= W. Dale Brownawell =

American mathematician

Woodrow Dale Brownawell (born April 21, 1942) is an American mathematician who has performed research in number theory and algebraic geometry. He is a Distinguished Professor emeritus at Pennsylvania State University, and is particularly known for his proof of explicit degree bounds that can be used to turn Hilbert's Nullstellensatz into an effective algorithm.

Brownawell was born in Grundy County, Missouri; his father was a farmer and train inspector. He earned a double baccalaureate in German and mathematics (with highest distinction) in 1964 from the University of Kansas, and after studying for a year at the University of Hamburg (at which he met Eva, the woman he later married) he returned to the US for graduate study at Cornell University. His graduate advisor, Stephen Schanuel, moved to Stony Brook University in 1969, and Brownawell followed him there for a year, but earned his Ph.D. from Cornell in 1970. That year, he joined the Penn State faculty, and he remained there until his retirement in 2013.

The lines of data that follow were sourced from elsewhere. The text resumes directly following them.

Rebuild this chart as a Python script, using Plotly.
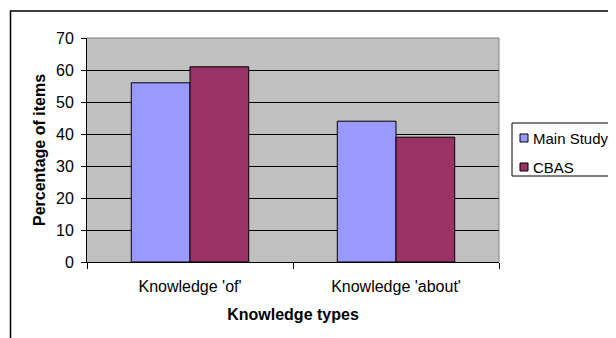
import plotly.graph_objects as go

categories = ["Knowledge 'of'", "Knowledge 'about'"]
series_names = ["Main Study", "CBAS"]
main_study = [56, 44]
cbas = [61, 39]
y_ticks = [0, 10, 20, 30, 40, 50, 60, 70]

FONT = "Liberation Sans, Arial, sans-serif"
COLORS = ["#9999FF", "#993366"]

# page-pixel helpers (browser body margin of 8px is compensated via margins)
PL, PR, PT, PB = 87, 499, 38, 262


def px(x):
    return (x - PL) / (PR - PL)


def py(y):
    return (PB - y) / (PB - PT)


fig = go.Figure()
for name, vals, col in zip(series_names, [main_study, cbas], COLORS):
    fig.add_trace(go.Bar(name=name, x=categories, y=vals,
                         marker=dict(color=col, line=dict(color="#000000", width=1))))

shapes = [
    # outer chart frame
    dict(type="rect", xref="paper", yref="paper",
         x0=px(10.5), x1=px(700), y0=py(400), y1=py(11),
         line=dict(color="#000000", width=1.5), fillcolor="rgba(0,0,0,0)", layer="below"),
    # plot-area border (top, right)
    dict(type="line", xref="paper", yref="paper", x0=0, x1=1, y0=1, y1=1,
         line=dict(color="#808080", width=1)),
    dict(type="line", xref="paper", yref="paper", x0=1, x1=1, y0=0, y1=1,
         line=dict(color="#808080", width=1)),
    # legend box
    dict(type="rect", xref="paper", yref="paper",
         x0=px(512), x1=px(700), y0=py(176), y1=py(123),
         line=dict(color="#000000", width=1), fillcolor="#FFFFFF"),
]
annotations = []
legend_rows = [138, 167]
for name, col, yc in zip(series_names, COLORS, legend_rows):
    shapes.append(dict(type="rect", xref="paper", yref="paper",
                       x0=px(520), x1=px(528), y0=py(yc + 4), y1=py(yc - 4),
                       line=dict(color="#000000", width=1), fillcolor=col))
    annotations.append(dict(text=name, xref="paper", yref="paper", x=px(531), y=py(yc),
                            xanchor="left", yanchor="middle", showarrow=False,
                            font=dict(family=FONT, size=15, color="#000000")))

fig.update_layout(
    width=608, height=330,
    margin=dict(l=79, r=117, t=30, b=76, autoexpand=False),
    paper_bgcolor="#FFFFFF",
    plot_bgcolor="#C0C0C0",
    barmode="group",
    bargap=0.43,
    bargroupgap=0,
    font=dict(family=FONT, size=16, color="#000000"),
    showlegend=False,
    xaxis=dict(
        title=dict(text="<b>Knowledge types</b>", font=dict(family=FONT, size=16), standoff=14),
        showgrid=False, showline=True, linecolor="#000000", linewidth=1,
        ticks="outside", tickson="boundaries", ticklen=6, tickcolor="#000000",
        tickfont=dict(family=FONT, size=16), ticklabelstandoff=10,
    ),
    yaxis=dict(
        title=dict(text="<b>Percentage of items</b>", font=dict(family=FONT, size=16), standoff=6),
        range=[0, 70], tickvals=y_ticks, showgrid=True, gridcolor="#000000", gridwidth=1,
        showline=True, linecolor="#000000", linewidth=1,
        ticks="outside", ticklen=5, tickcolor="#000000",
        tickfont=dict(family=FONT, size=16), ticklabelstandoff=4, zeroline=False,
    ),
    shapes=shapes,
    annotations=annotations,
)

fig.write_html("out.html")
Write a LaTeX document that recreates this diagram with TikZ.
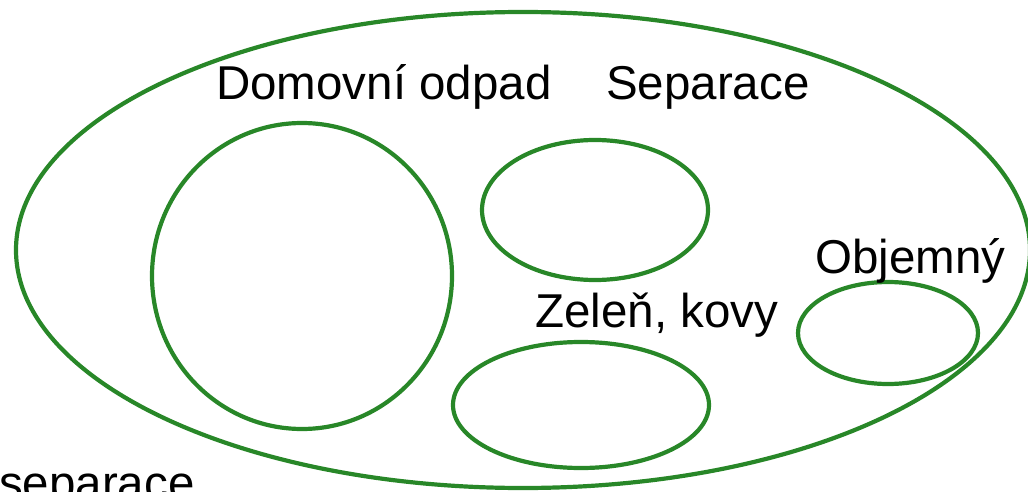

Brownawell and Michel Waldschmidt shared the 1986 Hardy–Ramanujan Prize for their independent proofs that at least one of the two numbers $e^e$ and $e^{e^2}$ is a transcendental number; here $e$ denotes Euler's number, approximately 2.718.
In 2004, a conference at the University of Waterloo was held in honor of Brownawell's 60th birthday.
In 2012, he became one of the inaugural fellows of the American Mathematical Society.